INDIANOLA, Iowa — So much for the cold keeping Iowans from caucusing.
Monday night’s frosty weather was never going to stop 160 Republicans from cramming into Emerson Elementary School in this hog-and-corn country town a mere 15 miles south of downtown Des Moines.
“I don’t think people understand Iowans,” said Chris Nelson, a 39-year-old marketing executive who supports former President Donald Trump because he trusts him to close the border.
“This is just another day in January for us.”
Disabled Vietnam veteran James Spiker, 75, shuffled in with his oxygen tank and walker, taking to heart Trump’s Sunday exhortation to voters to rise up from their sick beds if that’s what it took to caucus for him.
“Nothing would stop me coming here to vote for Trump,” said Spiker. “He may not be a perfect man, but he knew what he was doing.”
Along with Nelson and Spiker, every other caucus-goer who spoke to The Post said stopping the migration surge across the southern border was their number one concern, followed by the economy.
Before each attendee wrote the name of their chosen candidate on an orange slip of paper, they had one final chance to pitch their neighbors in the hope of winning over last-minute converts.
Five people spoke for Trump at Emerson Elemtary, led by 60-year-old Joani Estes, who donned the official white baseball cap denoting her as a Trump campaign “caucus captain.”
Estes read from a three-minute script provided by the Trump campaign that began: “I’m here on behalf of the greatest president of our lifetime and the only candidate who can beat Joe Biden.”
Then Estes added her own flourish at the end, to a round of applause: “Who do I want as leader of my country?… I want a bad ass.”

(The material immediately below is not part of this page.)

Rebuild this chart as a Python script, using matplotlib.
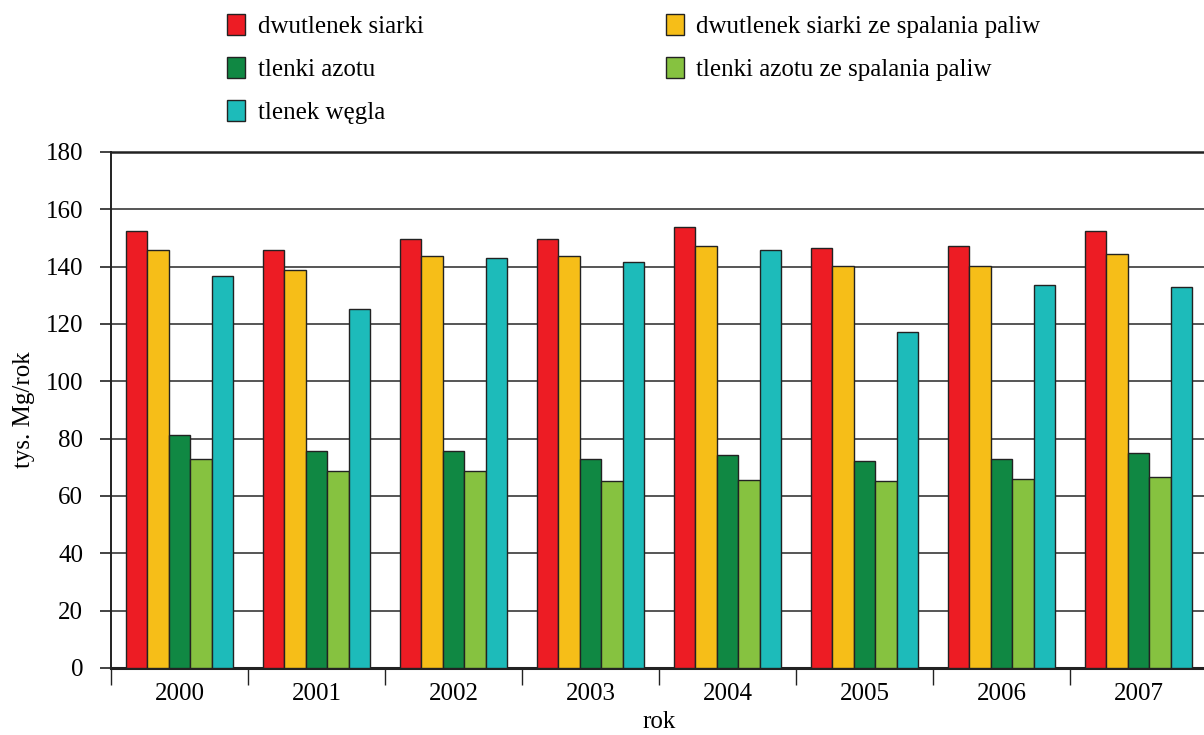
import matplotlib
matplotlib.use("Agg")
import matplotlib.pyplot as plt
import numpy as np

years = ["2000", "2001", "2002", "2003", "2004", "2005", "2006", "2007"]
series_names = [
    "dwutlenek siarki",
    "dwutlenek siarki ze spalania paliw",
    "tlenki azotu",
    "tlenki azotu ze spalania paliw",
    "tlenek węgla",
]
so2 = [152.4, 145.9, 149.5, 149.5, 153.7, 146.6, 147.3, 152.4]
so2_fuel = [145.9, 138.7, 143.7, 143.7, 147.2, 140.1, 140.1, 144.4]
nox = [81.4, 75.7, 75.7, 72.8, 74.4, 72.2, 72.9, 75.1]
nox_fuel = [72.8, 68.6, 68.6, 65.3, 65.7, 65.1, 65.8, 66.6]
co = [136.6, 125.1, 143.0, 141.5, 145.9, 117.1, 133.7, 133.0]
y_ticks = [0, 20, 40, 60, 80, 100, 120, 140, 160, 180]

series = [so2, so2_fuel, nox, nox_fuel, co]
colors = ["#ED1C24", "#F6BE18", "#108843", "#86C240", "#1DBBBA"]

plt.rcParams["font.family"] = ["Liberation Serif", "DejaVu Serif"]
plt.rcParams["font.size"] = 18

W, H = 1204, 735
fig = plt.figure(figsize=(W / 100, H / 100), dpi=100)
ax = fig.add_axes([111 / W, (H - 668) / H, 1096 / W, 516 / H])

x = np.arange(len(years))
bw = 0.156
handles = []
for i, (vals, col, name) in enumerate(zip(series, colors, series_names)):
    b = ax.bar(x + (i - 2) * bw, vals, width=bw, color=col,
               edgecolor="#222222", linewidth=1.0, label=name, zorder=3)
    handles.append(b)

ax.set_xlim(-0.5, len(years) - 0.5)
ax.set_ylim(0, 180)
ax.set_yticks(y_ticks)
ax.yaxis.grid(True, color="#555555", linewidth=1.4, zorder=0)
ax.set_axisbelow(True)

ax.set_xticks(x)
ax.set_xticklabels(years)
ax.set_xticks(np.arange(len(years) + 1) - 0.5, minor=True)
ax.tick_params(axis="x", which="major", length=0, pad=11)
ax.tick_params(axis="x", which="minor", length=12, width=1.0, color="#222222", direction="out")
ax.tick_params(axis="y", length=8, width=1.2, color="#222222", direction="out", pad=12)

for side in ["top", "right"]:
    ax.spines[side].set_visible(False)
ax.spines["left"].set_linewidth(1.4)
ax.spines["left"].set_color("#222222")
ax.spines["bottom"].set_linewidth(2.2)
ax.spines["bottom"].set_color("#222222")
ax.axhline(180, color="#222222", linewidth=1.8, zorder=1, clip_on=False)

ax.set_ylabel("tys. Mg/rok", labelpad=8)
ax.set_xlabel("rok", labelpad=4)

order = [0, 2, 4, 1, 3]
leg = fig.legend([handles[k] for k in order], [series_names[k] for k in order],
                 ncol=2, loc="upper left", bbox_to_anchor=(227 / W, 1 - 14 / H),
                 frameon=False, borderpad=0, borderaxespad=0,
                 handlelength=0.72, handleheight=0.9,
                 handletextpad=0.5, labelspacing=0.76, columnspacing=9.7)

fig.savefig("out.png", dpi=100)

Three people stood up for Florida Gov. Ron DeSantis, including Josh Simmerman, a 35-year-old building contractor with three children — ages 6, 4, and 18 months — who said he admired DeSantis for “standing up to Disney … when they were trying to infiltrate our kids’ minds”.
Simmerman also said that he wanted a young president after the 2024 election.
“All of us here are sick and tired of seeing Biden being led off the stage and tripping up staircases,” he said. “Everyone knows when you hit your 80s things go downhill, you’re not functional any more.
“It takes a really mature and great leader to say, ‘It’s not my time in the limelight any more. I’m going to bolster the next generation of leaders,’” Simmerman went on. “It takes an egocentric person to say ‘It’s mine, only I can do it.”
Two men made the case for Vivek Ramaswamy on the grounds that he would shut down federal agencies like the FBI.
Nobody spoke for former South Carolina Gov. Nikki Haley.
Finally, the time came to vote, and as he did in the rest of the state, Trump win with 85 votes (53%, if you’re not doing the math).
Coming in a distant second was DeSantis with 43 votes, then Ramaswamy (16 votes), then Haley (15 votes.)
Texas businessman, pastor and future trivia question answer Ryan Binkley received a single solitary vote.
As the Indianola Republicans headed out into the cold, 88-year-old Yvonne Budd was pleased with the outcome.
“I think Trump is the only one tough enough, smart enough and with the business sense to get us out of this mess,” she said.
On Monday night, at least, Yvonne had plenty of company.